# CogDL for Node Classification on Custom Dataset.

This homework focuses on using **CogDL** to do node classification on custom dataset. We first show an example on a small ***corax*** dataset, then the homework requires you to train on the provided ***Aminer*** dataset. 

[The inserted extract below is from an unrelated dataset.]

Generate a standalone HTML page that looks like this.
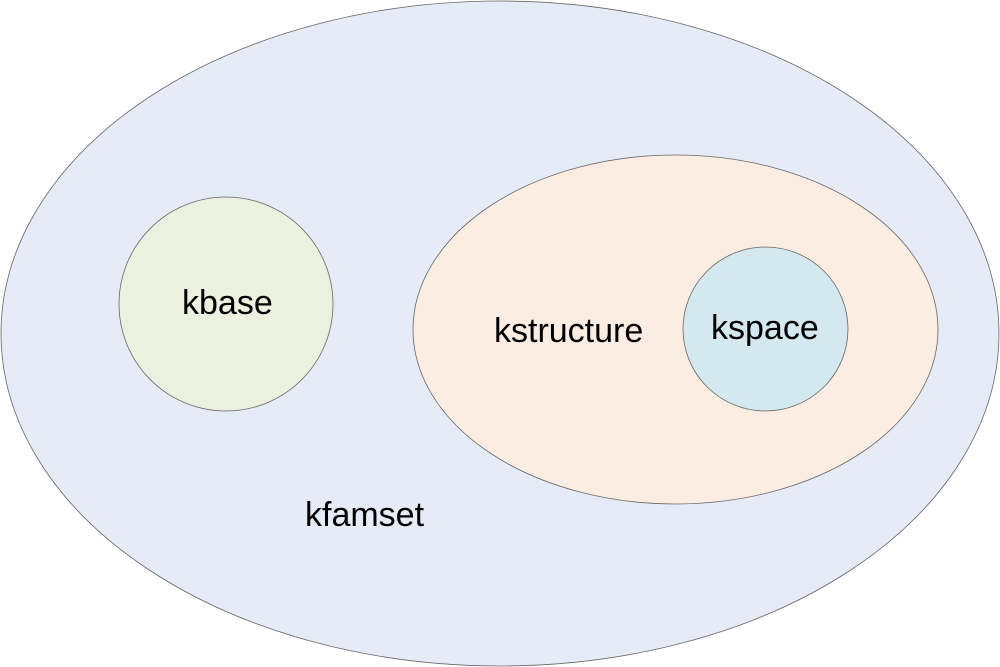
<!DOCTYPE html>
<html><head><style>html,body{margin:0;padding:0;background:#fff;}svg{display:block}</style></head>
<body>
<svg width="1000" height="667" viewBox="0 0 1000 667" xmlns="http://www.w3.org/2000/svg">
<ellipse cx="500" cy="333.5" rx="499" ry="332.5" fill="#e6ecf7" stroke="#666" stroke-width="0.8"/>
<circle cx="226" cy="304" r="107" fill="#ebf0df" stroke="#666" stroke-width="0.8"/>
<ellipse cx="675.5" cy="329.5" rx="262.5" ry="174.5" fill="#fcede2" stroke="#666" stroke-width="0.8"/>
<ellipse cx="765.5" cy="329" rx="82.5" ry="82" fill="#d3e9ef" stroke="#666" stroke-width="0.8"/>
<g font-family="Liberation Sans, Arial, sans-serif" font-size="34" fill="#000">
<text x="182" y="314">kbase</text>
<text x="494" y="342">kstructure</text>
<text x="711" y="339">kspace</text>
<text x="305" y="526">kfamset</text>
</g>
</svg>
</body></html>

- Firstly, let's import necessary libraries.The dataset is stored in *.pkl*, so we need *pickle* to load it. Some necessary functions of **CogDL** are also imported as the following.

In [34]:
import numpy as np
import torch
import pickle
import random

from cogdl.data import Data
from cogdl.datasets import build_dataset
from cogdl.models import build_model
from cogdl.tasks import build_task
from cogdl.utils import build_args_from_dict


- Construct a class for your custom dataset.

In [35]:
class CustomDataset:
    def __init__(self, data):
        self.data = data
        self.num_features = data.x.shape[1]
        self.num_classes = torch.max(self.data.y).item() + 1

- Set default args of the model.

In [36]:
def get_default_args():
    cuda_available = torch.cuda.is_available()
    default_dict = {'hidden_size': 16,
                    'dropout': 0.5,
                    'patience': 100,
                    'max_epoch': 500,
                    'cpu': not cuda_available,
                    'lr': 0.01,
                    'weight_decay': 5e-4}
    return build_args_from_dict(default_dict)

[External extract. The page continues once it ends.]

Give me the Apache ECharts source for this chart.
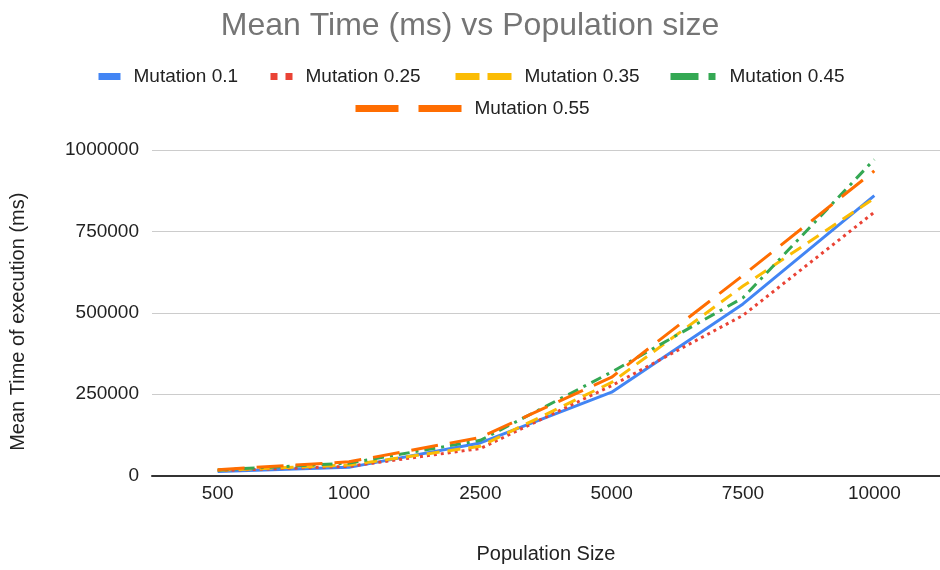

- Then we construct our custom dataset based on the features, labels and adjacency. The dataset fed into the **CogDL** shall consist of $x$ for node features, *edge_index* for edges on the graph, $y$ for labels, *train_mask* to identify whether a node belongs to train set or not, *val_mask* to identify whether a node belongs to validation set, and *test_mask* which identifies whether a node belongs to the test set. 


In [37]:
def construct_custom_dataset():
    
    f = open("corax_features.pkl","rb")
    x_features = pickle.load(f)
    f.close()
    print("number of nodes:", x_features.shape[0])
    print("number of node features:", x_features.shape[1])

    f = open("corax_labels.pkl","rb")
    x_labels = pickle.load(f)
    f.close()
    print("number of classes:",x_labels.shape[1])

    f = open("corax_adj.pkl","rb")
    x_adj = pickle.load(f)
    f.close()

    edges = x_adj.nonzero()
    
    x = torch.from_numpy(x_features).float()
    y_onehot = torch.from_numpy(x_labels).long()
    y = torch.topk(y_onehot,1)[1].squeeze(1)
    edge_index = torch.from_numpy(np.array([edges[0],edges[1]])).long()
    
    data = Data(x=x, edge_index=edge_index, y=y)
    
    num_samples = x_labels.shape[0]
    idx = list(range(num_samples))
    data.train_mask = torch.zeros(num_samples, dtype = torch.bool)
    data.train_mask[idx[:-1500]] = True
    data.val_mask = torch.zeros(num_samples, dtype = torch.bool)
    data.val_mask[idx[-1500:-1000]] = True
    data.test_mask = torch.zeros(num_samples, dtype = torch.bool)
    data.test_mask[idx[-1000:]] = True
    
    custom_dataset = CustomDataset(data)

    return custom_dataset

- As we finished all these preparations, we select a task and a model, construct our custom dataset and set the number of layers of your model. Here let's use GCN model for node classification:

In [38]:
args = get_default_args()
args.task = 'node_classification'
args.model = 'pyg_gcn'

dataset = construct_custom_dataset()

args.num_features = dataset.num_features
args.num_classes = dataset.num_classes
args.num_layers = 2


number of nodes: 2680
number of node features: 302
number of classes: 7


- Finally, we shall run the model.

In [39]:
model = build_model(args)
task = build_task(args, dataset=dataset, model=model)
ret = task.train()

Epoch: 336, Train: 0.9449, Val: 0.8840:  67%|██████▋   | 333/500 [00:02<00:00, 173.90it/s]

Test accuracy = 0.847





The model shall yield a test accuracy around 0.85 for corax dataset.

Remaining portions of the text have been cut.